Eur J Public Health. 2022 Aug 13:ckac101. doi: 10.1093/eurpub/ckac101. Online ahead of print.
BACKGROUND: This paper investigates the impact of a non-mandatory and age-specific social distancing recommendation on isolation behaviors and disease outcomes in Sweden during the first wave of the COVID-19 pandemic (March to July, 2020). The policy stated that people aged 70 years or older should avoid crowded places and contact with people outside the household.
METHODS: We used a regression discontinuity design-in combination with self-reported isolation data from COVID Symptom Study Sweden (n = 96,053; age range: 39-79 years) and national register data (age range: 39-100+ years) on severe COVID-19 disease (hospitalization or death, n = 21,804) and confirmed cases (n = 48,984)-to estimate the effects of the policy.
RESULTS: Our primary analyses showed a sharp drop in the weekly number of visits to crowded places (-13%) and severe COVID-19 cases (-16%) at the 70-year-threshold. These results imply that the age-specific recommendations prevented approximately 1,800 to 2,700 severe COVID-19 cases, depending on model specification.
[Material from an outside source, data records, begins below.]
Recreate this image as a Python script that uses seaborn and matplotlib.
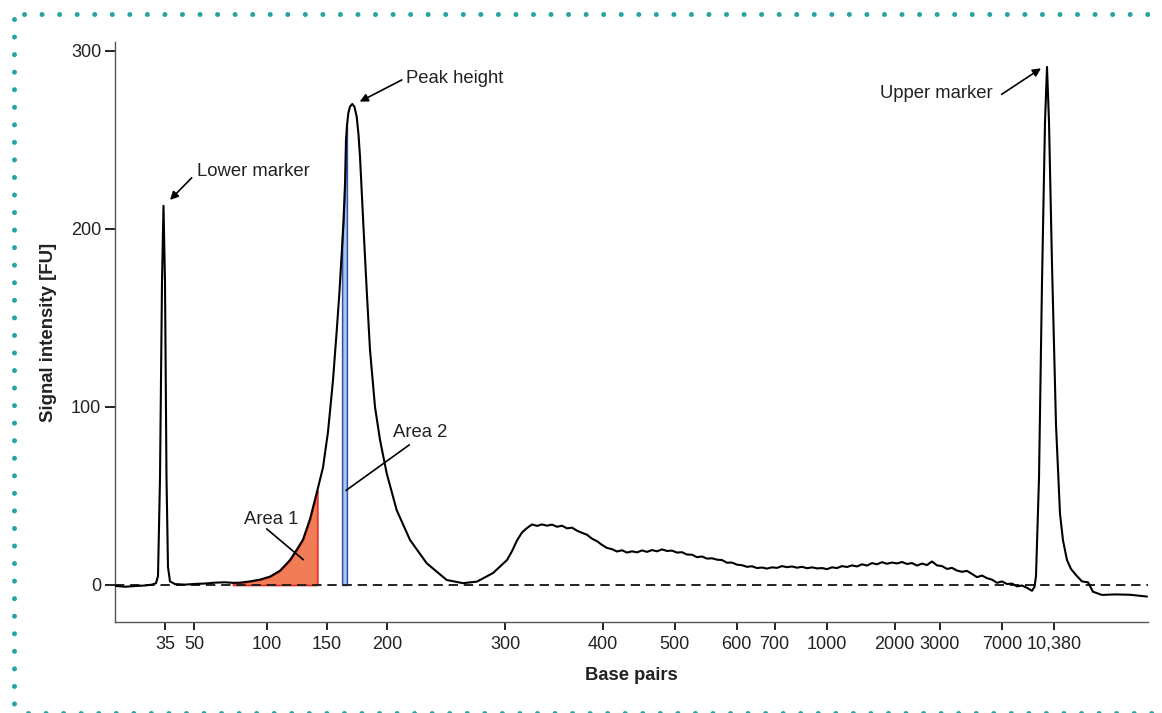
import numpy as np
import pandas as pd
import seaborn as sns
import matplotlib.pyplot as plt
from matplotlib.lines import Line2D

# electropherogram trace: migration time (s) vs signal (FU)
time_s = [40.0, 41.0, 42.0, 43.0, 43.7, 44.1, 44.3, 44.5, 44.7, 44.85, 45.0, 45.15, 45.3, 45.5,
          46.0, 47.0, 48.0, 49.0, 50.0, 51.0, 51.8, 52.5, 53.5, 54.5, 55.5, 56.5, 57.5, 58.2,
          58.8, 59.5, 60.23, 60.8, 61.3, 61.8, 62.2, 62.45, 62.67, 62.85, 63.0, 63.1, 63.2,
          63.33, 63.5, 63.73, 63.95, 64.17, 64.35, 64.5, 64.83, 65.17, 65.5, 66.0, 66.5, 67.17,
          68.17, 69.5, 71.17, 73.17, 74.8, 76.2, 77.8,
          79.2, 79.7, 80.2, 80.7, 81.2, 81.7, 82.2, 82.7, 83.2, 83.7, 84.2, 84.7, 85.2, 85.7,
          86.2, 86.7, 87.2, 87.7, 88.2, 88.7, 89.2, 89.7, 90.2, 90.7, 91.2, 91.7, 92.2, 92.7,
          93.2, 93.7, 94.2, 94.7, 95.2, 95.7, 96.2, 96.7, 97.2, 97.7, 98.2, 98.7, 99.2, 99.7,
          100.2, 100.7, 101.2, 101.7, 102.2, 102.7, 103.2, 103.7, 104.2, 104.7, 105.2, 105.7,
          106.2, 106.7, 107.2, 107.7, 108.2, 108.7, 109.2, 109.7, 110.2, 110.7, 111.2, 111.7,
          112.2, 112.7, 113.2, 113.7, 114.2, 114.7, 115.2, 115.7, 116.2, 116.7, 117.2, 117.7,
          118.2, 118.7, 119.2, 119.7, 120.2, 120.7, 121.2, 121.7, 122.2, 122.7, 123.2, 123.7,
          124.2, 124.7, 125.2, 125.7, 126.2, 126.7, 127.2, 127.7, 128.2, 128.7, 129.2, 129.7,
          130.2, 130.7, 131.2, 131.7,
          131.95, 132.1, 132.4, 132.7, 133.0, 133.2, 133.4, 133.7, 134.1, 134.5, 134.8, 135.2,
          135.6, 136.1, 136.7, 137.3, 137.8, 138.7, 140.0, 141.5, 143.2]
signal_fu = [-0.5, -1.0, -0.6, -0.3, 0.2, 1.0, 5, 60, 170, 213, 170, 60, 10, 2,
             0.5, 0.2, 0.6, 0.8, 1.3, 1.5, 1.2, 1.3, 2.0, 3.0, 4.7, 8, 14, 20,
             25.5, 37, 53, 66, 86, 115, 145, 165, 186, 205, 225, 250, 258,
             265, 268.7, 270.2, 268.5, 263, 253, 240.6, 203, 165.7, 132, 100, 81.5, 62.7,
             42, 25.3, 12.2, 2.8, 1.0, 1.9, 6.7,
             14, 19, 25, 29.5, 32, 34, 33.2, 34, 33.3, 33.9, 32.7, 33.3, 31.8, 32.2,
             30.5, 29.3, 28.2, 26, 24.6, 22.5, 20.8, 20.1, 18.8, 19.5, 18.2, 18.9, 18.3, 19.4,
             18.6, 19.6, 18.9, 20.0, 19.1, 19.3, 18.2, 18.4, 17.1, 17.0, 15.6, 16.0, 14.8, 15.0,
             14.2, 14.0, 12.5, 12.6, 11.4, 11.1, 10.2, 10.5, 9.5, 9.8, 9.2, 9.9,
             9.6, 10.6, 10.0, 10.4, 9.7, 10.2, 9.4, 9.9, 9.3, 9.5, 8.9, 9.9,
             9.5, 10.6, 10.1, 11.0, 10.4, 11.6, 10.9, 12.3, 11.6, 12.8, 11.9, 12.6,
             12.1, 12.9, 11.8, 12.3, 10.9, 12.0, 11.2, 13.2, 11.0, 10.6, 9.0, 9.6,
             8.1, 7.4, 7.9, 6.2, 4.4, 5.3, 3.8, 3.0, 1.2, 2.0, 0.5, 0.8,
             -0.8, -0.3, -1.6, -3.3,
             -1, 5, 60, 170, 260, 291, 260, 180, 90, 40, 25, 14,
             9, 5.6, 2, 1.5, -3.8, -5.6, -5.3, -5.5, -6.5]

# size ladder ticks (bp) at their migration times
bp_tick_time = [45.0, 47.9, 55.2, 61.2, 67.2, 79.0, 88.8, 95.95, 102.15, 105.95,
                111.15, 117.96, 122.5, 128.7, 133.9]
bp_tick_labels = ['35', '50', '100', '150', '200', '300', '400', '500', '600', '700',
                  '1000', '2000', '3000', '7000', '10,380']

area1_range = (51.8, 60.23)
area2_range = (62.71, 63.19)

df = pd.DataFrame({'time': time_s, 'fu': signal_fu})

sns.set_theme(style='white')
plt.rcParams['font.family'] = ['Liberation Sans', 'DejaVu Sans']

fig = plt.figure(figsize=(11.62, 7.13), dpi=100)
ax = fig.add_axes([115 / 1162, 1 - 622 / 713, 1033 / 1162, 580 / 713])

# shaded areas under the trace
xa = np.linspace(*area1_range, 60)
ya = np.interp(xa, df['time'], df['fu'])
ax.fill_between(xa, 0, ya, facecolor='#F07D55', edgecolor='#E8302A', lw=1.3, zorder=2)
xb = np.linspace(*area2_range, 20)
yb = np.interp(xb, df['time'], df['fu'])
ax.fill_between(xb, 0, yb, facecolor='#A9C8EC', edgecolor='#3050A8', lw=1.1, zorder=2)

ax.axhline(0, color='#222222', lw=1.4, ls=(0, (4.8, 3)), zorder=3)
sns.lineplot(data=df, x='time', y='fu', color='black', lw=1.5, ax=ax, zorder=4)

ax.set_xlim(40, 143.3)
ax.set_ylim(-20.8, 305)
ax.set_xticks(bp_tick_time, bp_tick_labels)
ax.set_yticks([0, 100, 200, 300])

for s in ['top', 'right']:
    ax.spines[s].set_visible(False)
for s in ['left', 'bottom']:
    ax.spines[s].set_color('#555555')
    ax.spines[s].set_linewidth(1.0)

ax.tick_params(axis='x', direction='out', length=6, width=1.4, color='#222222',
               pad=4, labelsize=13, labelcolor='#222222', bottom=True)
ax.tick_params(axis='y', direction='out', length=7, width=1.4, color='#222222',
               pad=3, labelsize=13, labelcolor='#222222', left=True)

ax.set_xlabel('Base pairs', fontsize=13.2, fontweight='bold', color='#222222', labelpad=10)
ax.set_ylabel('Signal intensity [FU]', fontsize=13.4, fontweight='bold', color='#222222')
ax.yaxis.set_label_coords(-0.056, 0.5)

arrow = dict(arrowstyle='-|>', color='black', lw=1.2, mutation_scale=12, shrinkA=0, shrinkB=0)
line = dict(arrowstyle='-', color='black', lw=1.2, shrinkA=0, shrinkB=0)
txt = dict(fontsize=13.3, color='#222222', va='center')

ax.annotate('', xy=(45.5, 216.3), xytext=(47.67, 228.7), arrowprops=arrow)
ax.text(48.2, 232, 'Lower marker', ha='left', **txt)
ax.annotate('', xy=(64.47, 271.5), xytext=(68.68, 283.7), arrowprops=arrow)
ax.text(69.14, 284.3, 'Peak height', ha='left', **txt)
ax.annotate('', xy=(132.6, 290.2), xytext=(128.67, 275.6), arrowprops=arrow)
ax.text(127.8, 276, 'Upper marker', ha='right', **txt)
ax.annotate('', xy=(63.1, 53.1), xytext=(69.43, 78.7), arrowprops=line)
ax.text(67.83, 85.4, 'Area 2', ha='left', **txt)
ax.annotate('', xy=(58.83, 14.2), xytext=(55.17, 31.5), arrowprops=line)
ax.text(52.9, 37, 'Area 1', ha='left', **txt)

# teal dotted frame
teal = '#26A3A3'
dots = dict(color=teal, lw=3.6, ls=(0, (0.01, 3.5)), dash_capstyle='round',
            transform=fig.transFigure)
fig.add_artist(Line2D([24 / 1162, 1.0], [1 - 14 / 713] * 2, **dots))
fig.add_artist(Line2D([14 / 1162] * 2, [1 - 19 / 713, 0.0], **dots))
fig.add_artist(Line2D([28 / 1162, 1.0], [1 - 712.5 / 713] * 2, **dots))

plt.savefig('out.png', dpi=100)
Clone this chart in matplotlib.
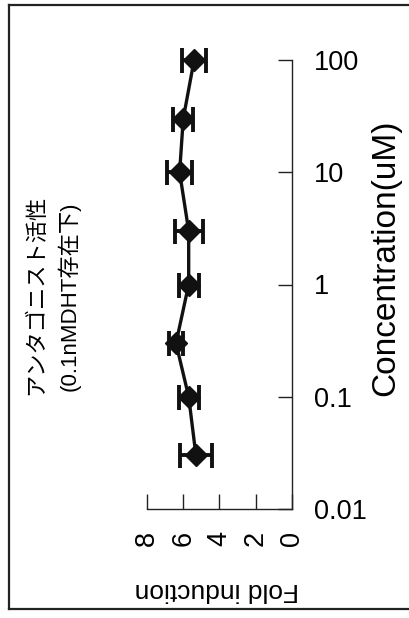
import matplotlib
matplotlib.use("Agg")
import matplotlib.pyplot as plt
from matplotlib.lines import Line2D

# Dose-response data (antagonist mode, 0.1 nM DHT present)
concentration = [0.03, 0.1, 0.3, 1, 3, 10, 30, 100]        # uM
fold_induction = [5.3, 5.7, 6.4, 5.7, 5.7, 6.2, 6.0, 5.4]
fold_error = [0.88, 0.55, 0.4, 0.55, 0.78, 0.67, 0.55, 0.67]

conc_ticks = [0.01, 0.1, 1, 10, 100]
conc_labels = ["0.01", "0.1", "1", "10", "100"]
fold_ticks = [8, 6, 4, 2, 0]
fold_labels = ["8", "6", "4", "2", "0"]

title_lines = ["アンタゴニスト活性", "(0.1nMDHT存在下)"]
x_label = "Concentration(uM)"
y_label = "Fold induction"

W, H = 410, 618
fig = plt.figure(figsize=(W / 100, H / 100), dpi=100)
fig.patch.set_facecolor("white")

latin = "Liberation Sans"
ink = "#111111"

# axes rectangle in pixels: left 147, right 292, top 60, bottom 509
L, R, T, B = 147, 292, 60, 509
ax = fig.add_axes([L / W, (H - B) / H, (R - L) / W, (B - T) / H])
ax.set_facecolor("none")

line, caps, bars = ax.errorbar(
    fold_induction, concentration, xerr=fold_error,
    color=ink, lw=2.4, marker="D", markersize=11,
    markerfacecolor=ink, markeredgecolor=ink,
    ecolor=ink, elinewidth=2.8, capsize=9, capthick=2.8, zorder=3)
line.set_clip_on(False)
for c in caps:
    c.set_clip_on(False)
for b in bars:
    b.set_clip_on(False)

ax.set_yscale("log")
ax.set_ylim(0.01, 100)
ax.set_xlim(8, 0)

for s in ("top", "left"):
    ax.spines[s].set_visible(False)
for s in ("right", "bottom"):
    ax.spines[s].set_linewidth(1.0)
    ax.spines[s].set_color("#222222")

ax.yaxis.tick_right()
ax.set_yticks(conc_ticks)
ax.set_yticklabels(conc_labels, fontsize=19.5, family=latin)
ax.yaxis.set_minor_locator(matplotlib.ticker.NullLocator())
ax.tick_params(axis="y", which="major", direction="in", length=10,
               width=1.0, pad=16, colors="#222222", labelcolor="black")

ax.set_xticks(fold_ticks)
ax.set_xticklabels(fold_labels, fontsize=19.5, family=latin, rotation=90,
                   va="top", ha="center")
ax.tick_params(axis="x", which="major", direction="in", length=11,
               width=1.0, pad=16, colors="#222222", labelcolor="black")

# axis titles
fig.text(386 / W, 1 - 258 / H, x_label, rotation=90, ha="center",
         va="center", fontsize=24, family=latin)
fig.text(217 / W, 1 - 590 / H, y_label, rotation=180, ha="center",
         va="center", fontsize=19, family=latin)

# chart title, two rotated lines
title_font = [latin, "Noto Sans CJK JP"]
fig.text(37 / W, 1 - 295 / H, title_lines[0], rotation=90, ha="center",
         va="center", fontsize=16, family=title_font)
fig.text(69 / W, 1 - 296 / H, title_lines[1], rotation=90, ha="center",
         va="center", fontsize=16, family=title_font)

# outer frame
fx0, fy_top, fy_bot = 8.5 / W, 1 - 4.5 / H, 1 - 609 / H
for xs, ys in (([fx0, fx0], [fy_bot, fy_top]),
               ([fx0, 1.0], [fy_top, fy_top]),
               ([fx0, 1.0], [fy_bot, fy_bot])):
    fig.add_artist(Line2D(xs, ys, transform=fig.transFigure,
                          color="#222222", lw=1.6))

fig.savefig("out.png", dpi=100)
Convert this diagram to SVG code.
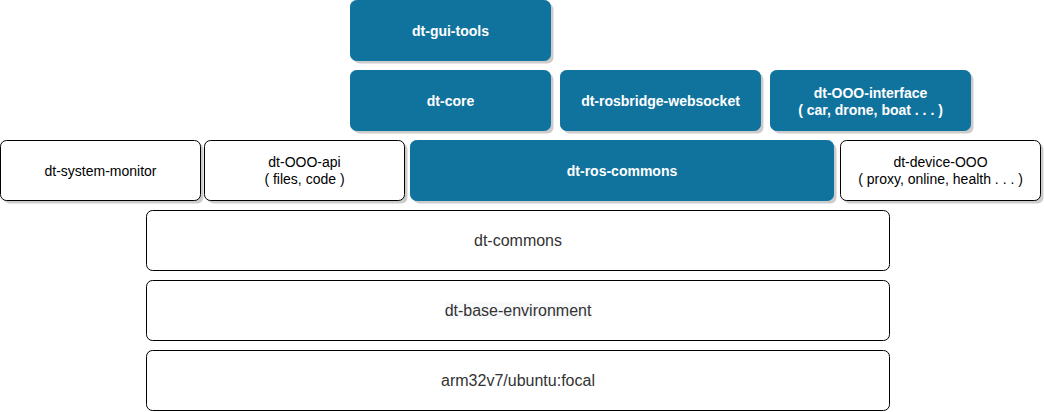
<svg xmlns="http://www.w3.org/2000/svg" width="1044" height="412" viewBox="0 0 1044 412">
<style>
.blue{fill:#10739E;stroke:#10739E;stroke-width:1}
.white{fill:#ffffff;stroke:#000000;stroke-width:1}
.shadow{fill:#000000;opacity:0.2}
.tb{font-family:"Liberation Sans",Arial,sans-serif;font-size:14px;font-weight:bold;fill:#ffffff;text-anchor:middle}
.tw{font-family:"Liberation Sans",Arial,sans-serif;font-size:14px;fill:#000000;text-anchor:middle}
.tl{font-family:"Liberation Sans",Arial,sans-serif;font-size:16px;fill:#333333;text-anchor:middle}
</style>
<rect width="1044" height="412" fill="#ffffff"/>
<g id="dt-gui-tools">
<rect class="shadow" x="353.5" y="3.5" width="200" height="60" rx="6"/>
<rect class="blue" x="350.5" y="0.5" width="200" height="60" rx="6"/>
<text class="tb" x="450.5" y="35.5">dt-gui-tools</text>
</g>
<g id="dt-core">
<rect class="shadow" x="353.5" y="73.5" width="200" height="60" rx="6"/>
<rect class="blue" x="350.5" y="70.5" width="200" height="60" rx="6"/>
<text class="tb" x="450.5" y="105.5">dt-core</text>
</g>
<g id="dt-rosbridge-websocket">
<rect class="shadow" x="563.5" y="73.5" width="200" height="60" rx="6"/>
<rect class="blue" x="560.5" y="70.5" width="200" height="60" rx="6"/>
<text class="tb" x="660.5" y="105.5">dt-rosbridge-websocket</text>
</g>
<g id="dt-OOO-interface">
<rect class="shadow" x="773.5" y="73.5" width="200" height="60" rx="6"/>
<rect class="blue" x="770.5" y="70.5" width="200" height="60" rx="6"/>
<text class="tb" x="870.5" y="97.5">dt-OOO-interface</text>
<text class="tb" x="870.5" y="114.5">( car, drone, boat . . . )</text>
</g>
<g id="dt-system-monitor">
<rect class="shadow" x="3.5" y="143.5" width="200" height="60" rx="6"/>
<rect class="white" x="0.5" y="140.5" width="200" height="60" rx="6"/>
<text class="tw" x="100.5" y="175.5">dt-system-monitor</text>
</g>
<g id="dt-OOO-api">
<rect class="shadow" x="207.5" y="143.5" width="200" height="60" rx="6"/>
<rect class="white" x="204.5" y="140.5" width="200" height="60" rx="6"/>
<text class="tw" x="304.5" y="167">dt-OOO-api</text>
<text class="tw" x="304.5" y="184">( files, code )</text>
</g>
<g id="dt-ros-commons">
<rect class="shadow" x="413.5" y="143.5" width="423" height="60" rx="6"/>
<rect class="blue" x="410.5" y="140.5" width="423" height="60" rx="6"/>
<text class="tb" x="622" y="175.5">dt-ros-commons</text>
</g>
<g id="dt-device-OOO">
<rect class="shadow" x="843.5" y="143.5" width="200" height="60" rx="6"/>
<rect class="white" x="840.5" y="140.5" width="200" height="60" rx="6"/>
<text class="tw" x="940.5" y="167">dt-device-OOO</text>
<text class="tw" x="940.5" y="184">( proxy, online, health . . . )</text>
</g>
<g id="dt-commons">
<rect class="white" x="146.5" y="210.5" width="743" height="60" rx="6"/>
<text class="tl" x="518" y="246">dt-commons</text>
</g>
<g id="dt-base-environment">
<rect class="white" x="146.5" y="280.5" width="743" height="60" rx="6"/>
<rect x="446" y="302" width="146" height="17" fill="#f8f9fa"/>
<text class="tl" x="518" y="316">dt-base-environment</text>
</g>
<g id="arm32v7-ubuntu-focal">
<rect class="white" x="146.5" y="350.5" width="743" height="60" rx="6"/>
<text class="tl" x="518" y="386">arm32v7/ubuntu:focal</text>
</g>
<g id="connectors"></g>
</svg>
CONCLUSION: It seems that the non-mandatory, age-specific recommendations helped control COVID-19 disease during the first wave of the pandemic in Sweden, as opposed to not implementing a social distancing policy aimed at older adults. Our study provides empirical data on how populations may react to non-mandatory, age-specific social distancing policies in the face of a novel virus.
SUPPLEMENTARY MATERIAL: Online appendix with figures, tables, extra methods and results.